Much of the paper, especially the Introduction and the Discussion sections, is given over to highlighting the contradictory results and uncertain conclusions which exist in the scientific literature regarding the non-thermal effects of electromagnetic fields. Although this is true, they do not quote several other studies which indicate that microwaves can have a damaging effect on DNA and can alter DNA synthesis, enzyme activity, ion transport, cell proliferation and affect the cell cycle, among other effects. Of relevance are reports of effects on lymphocytes (see Appendix for further details).

The authors clearly do not regard RF as being able to directly induce mutations or activate genes, so they presumably do not regard RF as a potential carcinogen, even though by their definition in this system it could be regarded as such. Rather they hypothesise that the effect of the exposure is to induce a "transient low level warming of exposed tissues" which leads to increased cell proliferation and therefore to a greater probability of spontaneous lymphomas arising.

Is this mechanism feasible? Earlier on in the Discussion the authors comment on the subject of heating as follows: "Under the conditions used...the thermal load induced in an exposed mouse would have been small relative to the heat generated by normal metabolic activity". It therefore seems unlikely that such a minute heat load could induce increased cell proliferation. However, it is possible that the RF field may act to induce an increase in cell proliferation by some other mechanism, as has been reported for RF frequencies in lymphocyte cultures (see Cleary et al., 1992). It is also possible that RF exposure may induce the increased expression of an oncogene such as c-fos or c-jun, as has been shown by other workers for extremely low frequency fields.

It is true that this study does not imply that there is an increased risk to humans of lymphoma induced by mobile phone exposure. It may indicate however that in individuals genetically predisposed to certain forms of cancer, the long term intermittent exposure to RF such as that used in mobile phone technology may be an important environmental stimulus in the induction of malignancy, by an as yet unknown mechanism.

In order to determine what mechanism is at work in producing these effects, the study would have been enhanced by studying whether there was a difference in the gene expression between the two groups, and importantly, whether RF exposure repeatedly induced the expression of one or more oncogenes. This, along with dose-response studies seems to be a logical extension of the study.

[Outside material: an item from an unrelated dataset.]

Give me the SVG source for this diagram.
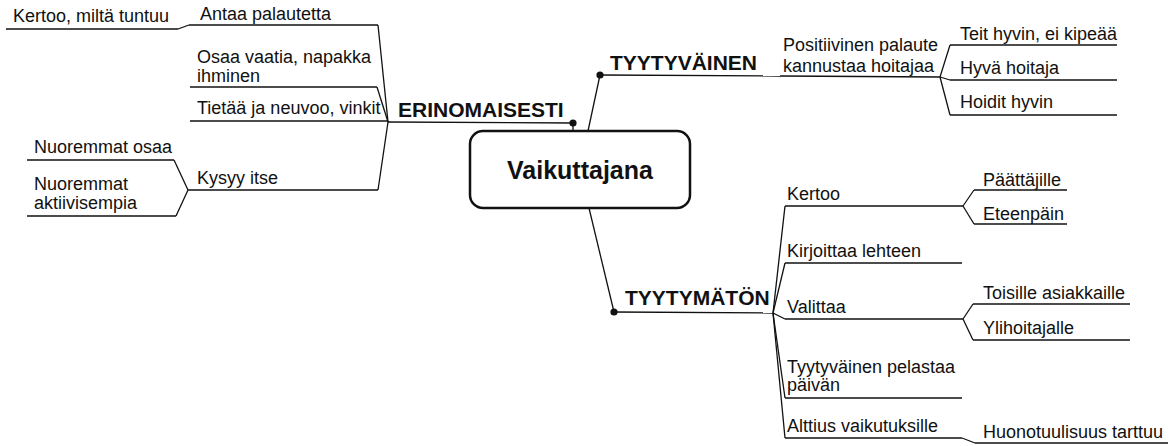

At the end of the Discussion section the authors imply that an assay system such as this may be useful in determining implications for human health of mobile phone-associated electromagnetic radiation.

Whilst it is true that there may be a difference between mice and humans in the way they absorb the radiation, this study cannot be dismissed in terms of "it utilised mice therefore it is not relevant to humans". In some cases it is true that mice represent an entirely different biological system to humans, whereas in other cases they are an excellent surrogate for human experiments. In support of the latter cases it should be noted that Australia's most recent winner of the Nobel Prize in Medicine, Prof. Peter Doherty, was awarded the Nobel prize for his work in the immune system using mice. His findings are directly applicable to human biology.

Secondly, Professor Tony Basten is the Director of the Centenary Institute, and has built his justifiably very fine reputation as a medical researcher in immunology substantially through rodent experiments. It is clear that experiments using laboratory mice can tell us a great deal about how human biology works, that is why they are used in medical research. However, it has yet to be substantiated that in this instance the mice experiments are directly relevant to humans. It is equally important to note that, as yet, that relevance has not been ruled out.